Milica Emini

Personal information
- Born: 1 March 1999 (age 27)

Sport
- Sport: Athletics
- Event: Hurdles

Achievements and titles
- Personal bests: 60 m hurdles: 8.13 (2024) 100 m hurdles: 12.99 (2023) NR

Medal record
Representing Serbia
Balkan Indoor Championships
| Bronze medal – third place | 2017 Belgrade | 60 m hurdles |

= Milica Emini =

Serbian hurdler

Milica Emini (born 11 October 1999) is a Serbian hurdler. She is the Serbian national record holder in the 100 metres hurdles, and has won multiple national titles. She has represented Serbia in major championships, including in the 60 metres hurdles at the 2024 World Athletics Indoor Championships.

==Biography==
She is from Vojvodina.
In July 2023, Emini broke the Serbian national record for the 100 metres hurdles twice in a week, first breaking the record at the 2023 Balkan Games in Kraljevo with 13.15 seconds. She then set a new personal best and Serbian national record in the 100 metres hurdles, and dipped below 13 seconds for the first time, by running 12.99 seconds (+1.88 m/ps) in winning the Serbian Championships at the same venue. That year, she was part of the Serbian squad that represented the country at the 2023 European Athletics Team Championships in Poland.

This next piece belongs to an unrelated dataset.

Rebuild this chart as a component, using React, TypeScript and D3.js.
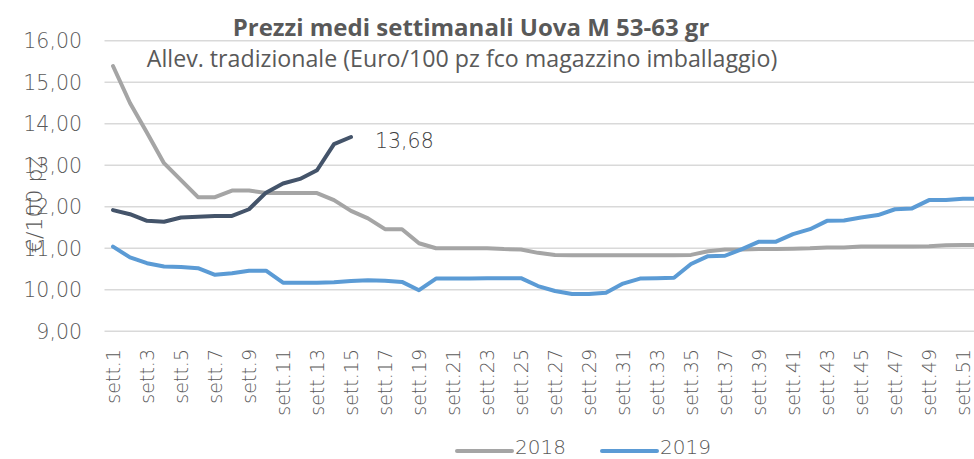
import React from "react";
import * as d3 from "d3";

const weeks: string[] = Array.from({ length: 52 }, (_, i) => `sett.${i + 1}`);

const values2018: number[] = [
  15.39, 14.5, 13.78, 13.05, 12.64, 12.23, 12.23, 12.39, 12.39, 12.33,
  12.33, 12.33, 12.33, 12.16, 11.9, 11.72, 11.46, 11.46, 11.12, 11.0,
  11.0, 11.0, 11.0, 10.98, 10.97, 10.89, 10.84, 10.83, 10.83, 10.83,
  10.83, 10.83, 10.83, 10.83, 10.84, 10.93, 10.97, 10.97, 10.98, 10.98,
  10.99, 11.0, 11.02, 11.02, 11.04, 11.04, 11.04, 11.04, 11.05, 11.07,
  11.08, 11.08,
];

const values2019: number[] = [
  11.04, 10.78, 10.64, 10.56, 10.55, 10.52, 10.36, 10.4, 10.46, 10.46,
  10.17, 10.17, 10.17, 10.18, 10.21, 10.23, 10.22, 10.19, 9.99, 10.27,
  10.27, 10.27, 10.28, 10.28, 10.28, 10.09, 9.97, 9.9, 9.9, 9.93,
  10.15, 10.27, 10.28, 10.29, 10.62, 10.81, 10.82, 10.98, 11.16, 11.16,
  11.34, 11.46, 11.66, 11.67, 11.74, 11.8, 11.94, 11.96, 12.16, 12.16,
  12.19, 12.19,
];

const values2020: number[] = [
  11.92, 11.82, 11.66, 11.64, 11.74, 11.76, 11.78, 11.78, 11.94, 12.34,
  12.56, 12.67, 12.88, 13.51, 13.68,
];

const yTicks: number[] = [9, 10, 11, 12, 13, 14, 15, 16];

const title = "Prezzi medi settimanali Uova M 53-63 gr";
const subtitle = "Allev. tradizionale (Euro/100 pz fco magazzino imballaggio)";
const yAxisTitle = "€/100 pz";
const lastLabel = "13,68";

const W = 974;
const H = 459;
const FONT = "'DejaVu Sans', sans-serif";
const TFONT = "'Open Sans', 'Lato', sans-serif";
const TEXT = "#595959";
const LW = 200;

export default function App() {
  const x = d3.scaleBand<string>().domain(weeks).range([104.5, 104.5 + 52 * 17]);
  const y = d3.scaleLinear().domain([9, 16]).range([331.3, 40.7]);
  const cx = (i: number) => (x(weeks[i]) as number) + x.bandwidth() / 2;

  const line = d3
    .line<number>()
    .x((_, i) => cx(i))
    .y((d) => y(d));

  const fmt = (v: number) => v.toFixed(2).replace(".", ",");

  const last2020 = values2020.length - 1;

  return (
    <svg
      width={W}
      height={H}
      style={{ position: "absolute", left: 0, top: 0, background: "#fff" }}
      fontFamily={FONT}
    >
      <rect width={W} height={H} fill="#fff" />
      {yTicks.map((t) => (
        <line
          key={t}
          x1={104.5}
          x2={W}
          y1={y(t)}
          y2={y(t)}
          stroke="#D9D9D9"
          strokeWidth={1.5}
        />
      ))}
      {yTicks.map((t) => (
        <text
          key={"l" + t}
          x={82}
          y={y(t)}
          dy="0.36em"
          textAnchor="end"
          fontSize={20.5}
          fontWeight={LW}
          fill={TEXT}
        >
          {fmt(t)}
        </text>
      ))}
      <text
        transform={`translate(42,205) rotate(-90)`}
        textAnchor="middle"
        fontSize={22}
        fontWeight={LW}
        fill={TEXT}
      >
        {yAxisTitle}
      </text>
      {weeks.map((w, i) =>
        i % 2 === 0 ? (
          <text
            key={w}
            transform={`translate(${cx(i) + 7},349) rotate(-90)`}
            textAnchor="end"
            fontSize={19}
            fontWeight={LW}
            fill={TEXT}
          >
            {w}
          </text>
        ) : null
      )}
      <path d={line(values2018) || ""} fill="none" stroke="#A5A5A5" strokeWidth={4} strokeLinejoin="round" strokeLinecap="round" />
      <path d={line(values2019) || ""} fill="none" stroke="#5B9BD5" strokeWidth={4} strokeLinejoin="round" strokeLinecap="round" />
      <path d={line(values2020) || ""} fill="none" stroke="#44546A" strokeWidth={4} strokeLinejoin="round" strokeLinecap="round" />
      <text
        x={cx(last2020) + 24}
        y={y(values2020[last2020]) + 4}
        dy="0.36em"
        fontSize={20.5}
        fontWeight={LW}
        fill="#404040"
      >
        {lastLabel}
      </text>
      <text x={471} y={36} textAnchor="middle" fontFamily={TFONT} fontSize={24} fontWeight={700} fill={TEXT}>
        {title}
      </text>
      <text x={462} y={67} textAnchor="middle" fontFamily={TFONT} fontSize={23.2} fontWeight={400} fill={TEXT}>
        {subtitle}
      </text>
      <line x1={457} x2={512} y1={451} y2={451} stroke="#A5A5A5" strokeWidth={4} strokeLinecap="round" />
      <text x={515} y={454} fontSize={20} fontWeight={LW} fill={TEXT}>
        2018
      </text>
      <line x1={602} x2={657} y1={451} y2={451} stroke="#5B9BD5" strokeWidth={4} strokeLinecap="round" />
      <text x={660} y={454} fontSize={20} fontWeight={LW} fill={TEXT}>
        2019
      </text>
    </svg>
  );
}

In February 2024, she set a personal best of 8.13 seconds for the 60 metres hurdles in the preliminary heat at ISTAF Berlin Indoor, before running 8.15 in the final. Emini represented Serbia over 60 metres hurdles at the 2024 World Athletics Indoor Championships in Glasgow, Scotland, making her debut at a Global championships, running 8.31 seconds without advancing to the semi-finals. She ran 13.24 seconds for the 100 metres hurdles representing Serbia at the 2024 European Athletics Championships in Rome, Italy in June. That month, she was runner-up in the 100 metres hurdles at the Serbian Championships.

Emini won the 2025 Serbian Championships in 13.08 seconds in August 2025.

In August 2026, she competed at the 2026 European Athletics Championships in Birmingham, England, in the women's 100 metres hurdles.